Thank you, scientific polling methodologies!
The survey is unashamedly designed to encourage people to travel more, ideally in the US, and so I can’t criticise its noble intentions. I can, however, delight in making fun of its methodology and conclusions.
For instance, apparently some 83% of the approximately some people who took part in the poll said that a weekend getaway was likely to spark romance. The Travel Association concludes from this that vacations cause whoopy. This rather blindly ignores the more likely and obvious interpretation — those of us who travel are more sentimental than those who don’t. We’re not romantic because we travel, we travel because we’re romantic.

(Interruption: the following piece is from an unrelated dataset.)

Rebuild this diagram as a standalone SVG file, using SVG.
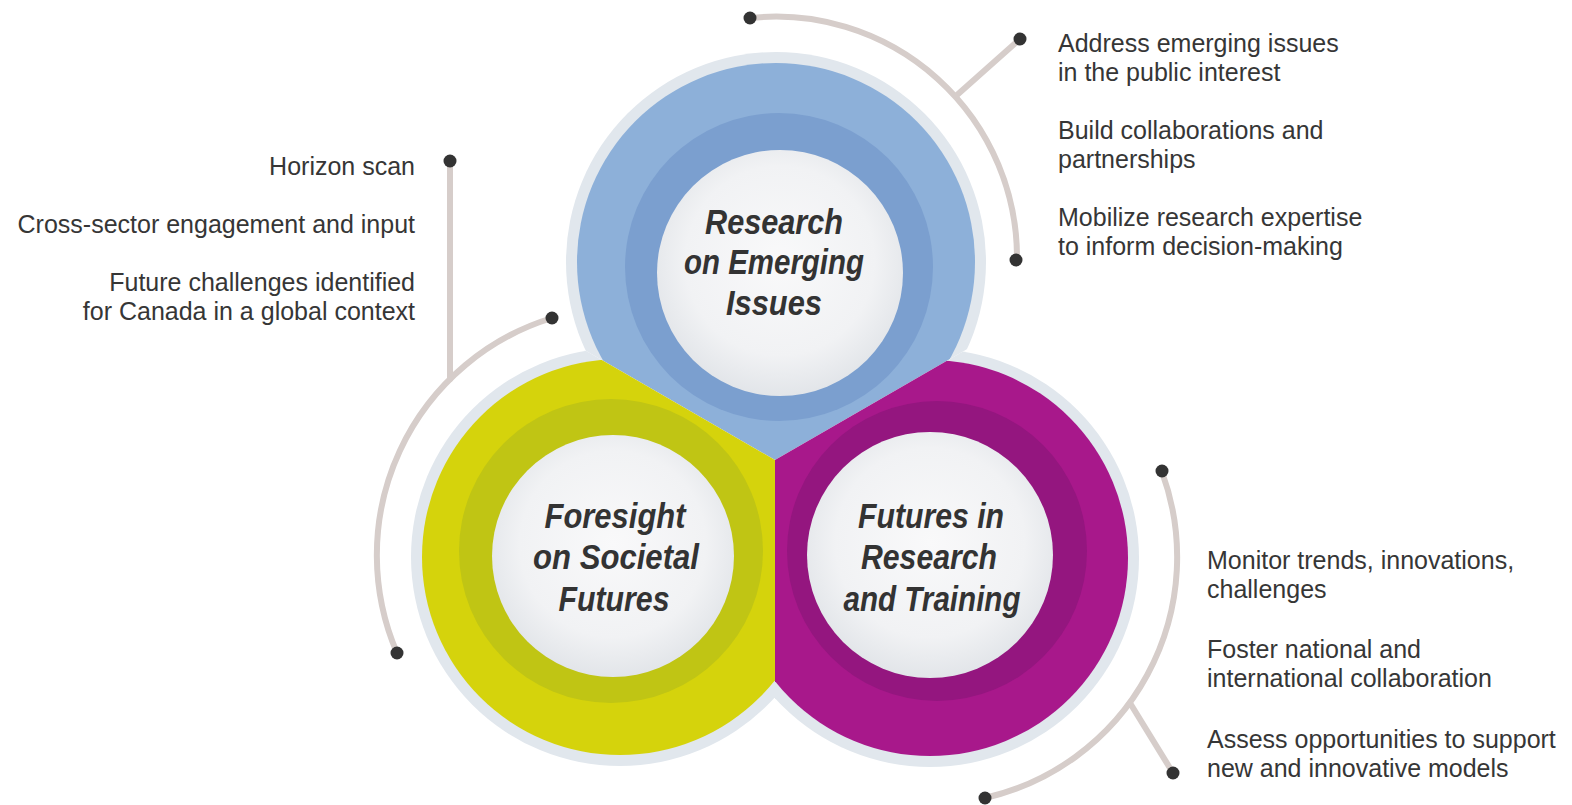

Similarly, 77% of respondents who travel together say that they have a good sex life, compared with 63% of those who do not travel together. This means that both groups are doing pretty well in direct contradiction with real scientific studies that indicate that more than half of people in relationships are unhappy with their sex lives, so either this poll suffers some small selection bias or it sampled at most eight couples (or it’s complete bullshit from beginning to end).
According to the survey, couples who travel together are appreciably more likely to make it past the five year point. I wonder what conclusion could be drawn from that, apart from traveling together reinforces relationships? In light of the fact that most couples identify money as the single greatest source of dispute, could it be that those that can afford to travel are less likely to have financial issues? Yes, it could indeed be that.

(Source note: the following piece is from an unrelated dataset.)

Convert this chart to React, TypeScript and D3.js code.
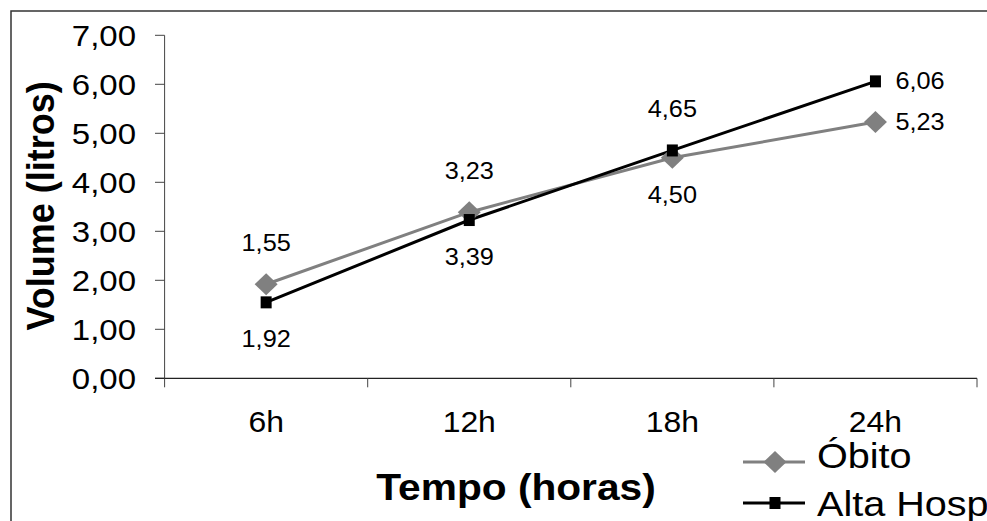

Oddly enough, the one figure that’s difficult to misinterpret appears to have made it into the published results by mistake: “More than one in every four couples (28%) say their sex life improved after traveling together”. That’s right, this poll shows that almost 75% of couples experienced no change or a deterioration of sexual activity after traveling together. Now that bit would be worrying if this poll had any credibility at all but it doesn’t so it’s not.
Having said all that I’m pretty sure that a vacation — in that it’s time away from the kids in an anonymous environment that often involves bikinis and other people doing the dishes and not caring what the neighbours hear — is going to contribute to a healthy relationship. In fact I’ll go so far as to say that’s just stating the obvious and it certainly doesn’t need support from an unscientific poll sponsored by an industry lobby.